_Objective_: Write out the opening lines of the data word for word, up to and including the line with "32.5, 35, 40, 45]", and leave every picture and every later line out.

_Information provided_:
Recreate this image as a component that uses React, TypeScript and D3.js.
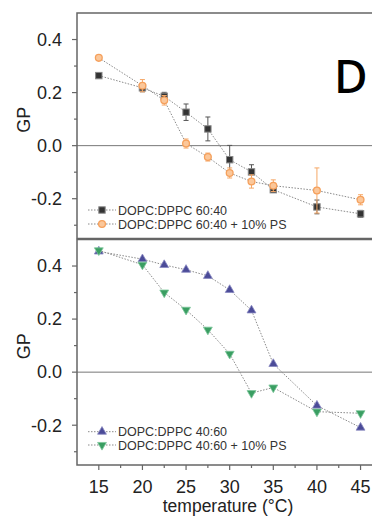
import * as d3 from 'd3'

const temps = [15, 20, 22.5, 25, 27.5, 30, 32.5, 35, 40, 45]

// top panel
const gp6040 = [0.264, 0.218, 0.186, 0.126, 0.063, -0.053, -0.099, -0.166, -0.231, -0.257]
const err6040 = [0.005, 0.015, 0.015, 0.031, 0.045, 0.054, 0.027, 0.01, 0.026, 0.013]
const gp6040ps = [0.331, 0.226, 0.171, 0.008, -0.043, -0.103, -0.135, -0.151, -0.169, -0.204]
const err6040ps = [0.005, 0.023, 0.018, 0.017, 0.015, 0.019, 0.025, 0.022, 0.085, 0.019]

// bottom panel
const gp4060 = [0.455, 0.426, 0.404, 0.386, 0.363, 0.31, 0.233, 0.031, -0.126, -0.209]
const gp4060ps = [0.459, 0.405, 0.3, 0.235, 0.16, 0.069, -0.079, -0.058, -0.149, -0.155]

const yMajor = [-0.2, 0, 0.2, 0.4]
const yMinor = [-0.3, -0.1, 0.1, 0.3]
const xMajor = [15, 20, 25, 30, 35, 40, 45]
const xMinor = [17.5, 22.5, 27.5, 32.5, 37.5, 42.5]

const font = 'Liberation Sans, Arial, sans-serif'
const frameCol = '#666'

const x = d3.scaleLinear().domain([12.5, 47]).range([77, 378])
const yTop = d3.scaleLinear().domain([-0.35, 0.5]).range([238.5, 13])
const yBot = d3.scaleLinear().domain([-0.35, 0.5]).range([465, 239.5])

type Series = { values: number[]; err?: number[]; marker: string; color: string; stroke: string; label: string }

function Marker({ kind, cx, cy, color, stroke }: { kind: string; cx: number; cy: number; color: string; stroke: string }) {
  if (kind === 'square') return <rect x={cx - 3.2} y={cy - 3.2} width={6.4} height={6.4} fill={color} stroke={stroke} strokeWidth={1} />
  if (kind === 'circle') return <circle cx={cx} cy={cy} r={3.4} fill="#fbc79a" stroke={color} strokeWidth={1.3} />
  const sym = d3.symbol().type(d3.symbolTriangle).size(34)()
  const rot = kind === 'down' ? 180 : 0
  return <path d={sym ?? ''} transform={`translate(${cx},${cy}) rotate(${rot})`} fill={color} stroke={stroke} strokeWidth={0.8} />
}

function Panel({ y, series, legendY }: { y: d3.ScaleLinear<number, number>; series: Series[]; legendY: number[] }) {
  const [y0, y1] = y.range()
  const line = d3.line<number>().x((_, i) => x(temps[i])).y((d) => y(d))
  return (
    <g>
      <line x1={x.range()[0]} x2={x.range()[1]} y1={y(0)} y2={y(0)} stroke="#777" strokeWidth={1} />
      {series.map((s, k) => (
        <g key={k}>
          <path d={line(s.values) ?? ''} fill="none" stroke="#8a8a8a" strokeWidth={1} strokeDasharray="1.5,1.5" />
          {s.err && s.values.map((v, i) => (
            <g key={i} stroke={s.marker === 'circle' ? '#f5a766' : '#555'} strokeWidth={1}>
              <line x1={x(temps[i])} x2={x(temps[i])} y1={y(v - s.err![i])} y2={y(v + s.err![i])} />
              <line x1={x(temps[i]) - 2.5} x2={x(temps[i]) + 2.5} y1={y(v - s.err![i])} y2={y(v - s.err![i])} />
              <line x1={x(temps[i]) - 2.5} x2={x(temps[i]) + 2.5} y1={y(v + s.err![i])} y2={y(v + s.err![i])} />
            </g>
          ))}
          {s.values.map((v, i) => (
            <Marker key={i} kind={s.marker} cx={x(temps[i])} cy={y(v)} color={s.color} stroke={s.stroke} />
          ))}
          <line x1={88} x2={116} y1={legendY[k]} y2={legendY[k]} stroke="#8a8a8a" strokeWidth={1} strokeDasharray="1.5,1.5" />
          <Marker kind={s.marker} cx={102} cy={legendY[k]} color={s.color} stroke={s.stroke} />
          <text x={118} y={legendY[k]} dy="0.36em" fontSize={12.5} fontFamily={font} fill="#333">{s.label}</text>
        </g>
      ))}
      {/* frame */}
      <rect x={77} y={y1} width={310} height={y0 - y1} fill="none" stroke={frameCol} strokeWidth={1.5} />
      {yMajor.map((t) => (
        <g key={t}>
          <line x1={72} x2={77} y1={y(t)} y2={y(t)} stroke={frameCol} strokeWidth={1.2} />
          <text x={62} y={y(t)} dy="0.35em" textAnchor="end" fontSize={18} fontFamily={font} fill="#222">{t === 0 ? '0.0' : d3.format('.1f')(t).replace('−', '-')}</text>
        </g>
      ))}
      {yMinor.map((t) => (
        <line key={t} x1={74} x2={77} y1={y(t)} y2={y(t)} stroke={frameCol} strokeWidth={1.2} />
      ))}
      <text transform={`translate(30,${(y0 + y1) / 2 - 6}) rotate(-90)`} textAnchor="middle" fontSize={18} fontFamily={font} fill="#222">GP</text>
    </g>
  )
}

export default function App() {
  const topSeries: Series[] = [
    { values: gp6040, err: err6040, marker: 'square', color: '#333', stroke: '#888', label: 'DOPC:DPPC 60:40' },
    { values: gp6040ps, err: err6040ps, marker: 'circle', color: '#f5a05c', stroke: '#f5a05c', label: 'DOPC:DPPC 60:40 + 10% PS' },
  ]
  const botSeries: Series[] = [
    { values: gp4060, marker: 'up', color: '#4b4b98', stroke: '#8888c0', label: 'DOPC:DPPC 40:60' },
    { values: gp4060ps, marker: 'down', color: '#3a9e62', stroke: '#7cc69a', label: 'DOPC:DPPC 40:60 + 10% PS' },
  ]
  const yb = yBot.range()[0]
  return (
    <svg width={372} height={518} style={{ position: 'absolute', left: 0, top: 0, background: '#fff' }}>
      <Panel y={yTop} series={topSeries} legendY={[210, 224]} />
      <Panel y={yBot} series={botSeries} legendY={[431.7, 445]} />
      {xMajor.map((t) => (
        <g key={t}>
          <line x1={x(t)} x2={x(t)} y1={yb} y2={yb + 5} stroke={frameCol} strokeWidth={1.2} />
          <text x={x(t)} y={yb + 22} dy="0.35em" textAnchor="middle" fontSize={18} fontFamily={font} fill="#222">{t}</text>
        </g>
      ))}
      {xMinor.map((t) => (
        <line key={t} x1={x(t)} x2={x(t)} y1={yb} y2={yb + 3} stroke={frameCol} strokeWidth={1.2} />
      ))}
      <text x={228} y={512} textAnchor="middle" fontSize={17.5} fontFamily={font} fill="#222">temperature (°C)</text>
      <text x={334} y={93} fontSize={46} fontWeight={500} fontFamily="Noto Sans, sans-serif" fill="#000">D</text>
    </svg>
  )
}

_Exercise output_:
Recreate this image as a component that uses React, TypeScript and D3.js.
import * as d3 from 'd3'

const temps = [15, 20, 22.5, 25, 27.5, 30, 32.5, 35, 40, 45]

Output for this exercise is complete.